Given information:
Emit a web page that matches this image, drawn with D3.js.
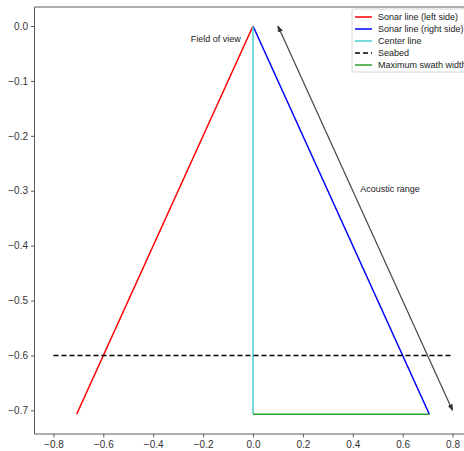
<!DOCTYPE html>
<html>
<head>
<meta charset="utf-8">
<script src="https://cdn.jsdelivr.net/npm/d3@7"></script>
<style>
  body { margin: 0; background: #fff; }
  text { font-family: "Liberation Sans", Arial, sans-serif; }
</style>
</head>
<body>
<div id="chart"></div>
<script>
// sonar geometry
const leftLine   = [[0, 0], [-0.707, -0.707]];
const rightLine  = [[0, 0], [0.707, -0.707]];
const centerLine = [[0, 0], [0, -0.707]];
const seabed     = [[-0.8, -0.6], [0.8, -0.6]];
const swath      = [[0, -0.707], [0.707, -0.707]];
const rangeArrow = [[0.1, 0], [0.8, -0.7]];

const xTicks = [-0.8, -0.6, -0.4, -0.2, 0.0, 0.2, 0.4, 0.6, 0.8];
const yTicks = [0.0, -0.1, -0.2, -0.3, -0.4, -0.5, -0.6, -0.7];

const series = [
  { name: 'Sonar line (left side)',  pts: leftLine,   color: '#ff0000', dash: null },
  { name: 'Sonar line (right side)', pts: rightLine,  color: '#0000ff', dash: null },
  { name: 'Center line',             pts: centerLine, color: '#48d1cc', dash: null },
  { name: 'Seabed',                  pts: seabed,     color: '#000000', dash: '5,3' },
  { name: 'Maximum swath width',     pts: swath,      color: '#2ca02c', dash: null }
];

const W = 464, H = 451;
const svg = d3.select('#chart').append('svg').attr('width', W).attr('height', H);

const x = d3.scaleLinear().domain([-0.876, 0.876]).range([34.5, 471.5]);
const y = d3.scaleLinear().domain([0.0346, -0.743]).range([7, 434]);

// spines
const ax = svg.append('g').attr('stroke', '#333').attr('stroke-width', 0.8).attr('fill', 'none');
ax.append('line').attr('x1', x.range()[0]).attr('x2', x.range()[0]).attr('y1', 7).attr('y2', 434);
ax.append('line').attr('x1', x.range()[0]).attr('x2', x.range()[1]).attr('y1', 7).attr('y2', 7);
ax.append('line').attr('x1', x.range()[0]).attr('x2', x.range()[1]).attr('y1', 434).attr('y2', 434);

const fmt = d => d3.format('.1f')(d).replace('-', '\u2212');

const xAxis = svg.append('g').attr('transform', 'translate(0,434)')
  .call(d3.axisBottom(x).tickValues(xTicks).tickFormat(fmt).tickSize(3.5).tickPadding(3));
const yAxis = svg.append('g').attr('transform', `translate(${x.range()[0]},0)`)
  .call(d3.axisLeft(y).tickValues(yTicks).tickFormat(fmt).tickSize(3.5).tickPadding(3));
[xAxis, yAxis].forEach(g => {
  g.select('.domain').remove();
  g.selectAll('line').attr('stroke', '#333').attr('stroke-width', 0.8);
  g.selectAll('text').attr('font-size', 10).attr('fill', '#333')
    .style('font-family', '"Liberation Sans", Arial, sans-serif');
});

const line = d3.line().x(d => x(d[0])).y(d => y(d[1]));

series.forEach(s => {
  svg.append('path').attr('d', line(s.pts))
    .attr('fill', 'none').attr('stroke', s.color).attr('stroke-width', 1.5)
    .attr('stroke-dasharray', s.dash);
});

// double headed arrow for acoustic range
const defs = svg.append('defs');
defs.append('marker').attr('id', 'ah').attr('viewBox', '0 -4 8 8')
  .attr('refX', 8).attr('refY', 0).attr('markerWidth', 6).attr('markerHeight', 6)
  .attr('markerUnits', 'userSpaceOnUse').attr('orient', 'auto-start-reverse')
  .append('path').attr('d', 'M0,-3L8,0L0,3Z').attr('fill', '#333')
  .attr('stroke', '#333').attr('stroke-width', 0.8);
svg.append('path').attr('d', line(rangeArrow))
  .attr('stroke', '#444').attr('stroke-width', 1.2).attr('fill', 'none')
  .attr('marker-start', 'url(#ah)').attr('marker-end', 'url(#ah)');

svg.append('text').attr('x', x(-0.25)).attr('y', y(-0.03))
  .attr('font-size', 9).attr('fill', '#222').text('Field of view');
svg.append('text').attr('x', x(0.43)).attr('y', y(-0.303))
  .attr('font-size', 9).attr('fill', '#222').text('Acoustic range');

// legend
const lg = svg.append('g').attr('transform', 'translate(352,9)');
lg.append('rect').attr('width', 130).attr('height', 63).attr('rx', 2)
  .attr('fill', '#fff').attr('fill-opacity', 0.8).attr('stroke', '#ccc').attr('stroke-width', 0.8);
series.forEach((s, i) => {
  const yy = 8 + i * 12;
  lg.append('line').attr('x1', 3).attr('x2', 20).attr('y1', yy).attr('y2', yy)
    .attr('stroke', s.color).attr('stroke-width', 1.5).attr('stroke-dasharray', s.dash);
  lg.append('text').attr('x', 26).attr('y', yy + 3.3).attr('font-size', 9)
    .attr('fill', '#222').text(s.name);
});
</script>
</body>
</html>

Set exercise:
Give again, exactly, the lines from the start of the data through the one holding "d3.scaleLinear().domain([0.0346, -0.743]).range([7, 434]);"; omit the pictures.

Reply:
Emit a web page that matches this image, drawn with D3.js.
<!DOCTYPE html>
<html>
<head>
<meta charset="utf-8">
<script src="https://cdn.jsdelivr.net/npm/d3@7"></script>
<style>
  body { margin: 0; background: #fff; }
  text { font-family: "Liberation Sans", Arial, sans-serif; }
</style>
</head>
<body>
<div id="chart"></div>
<script>
// sonar geometry
const leftLine   = [[0, 0], [-0.707, -0.707]];
const rightLine  = [[0, 0], [0.707, -0.707]];
const centerLine = [[0, 0], [0, -0.707]];
const seabed     = [[-0.8, -0.6], [0.8, -0.6]];
const swath      = [[0, -0.707], [0.707, -0.707]];
const rangeArrow = [[0.1, 0], [0.8, -0.7]];

const xTicks = [-0.8, -0.6, -0.4, -0.2, 0.0, 0.2, 0.4, 0.6, 0.8];
const yTicks = [0.0, -0.1, -0.2, -0.3, -0.4, -0.5, -0.6, -0.7];

const series = [
  { name: 'Sonar line (left side)',  pts: leftLine,   color: '#ff0000', dash: null },
  { name: 'Sonar line (right side)', pts: rightLine,  color: '#0000ff', dash: null },
  { name: 'Center line',             pts: centerLine, color: '#48d1cc', dash: null },
  { name: 'Seabed',                  pts: seabed,     color: '#000000', dash: '5,3' },
  { name: 'Maximum swath width',     pts: swath,      color: '#2ca02c', dash: null }
];

const W = 464, H = 451;
const svg = d3.select('#chart').append('svg').attr('width', W).attr('height', H);

const x = d3.scaleLinear().domain([-0.876, 0.876]).range([34.5, 471.5]);
const y = d3.scaleLinear().domain([0.0346, -0.743]).range([7, 434]);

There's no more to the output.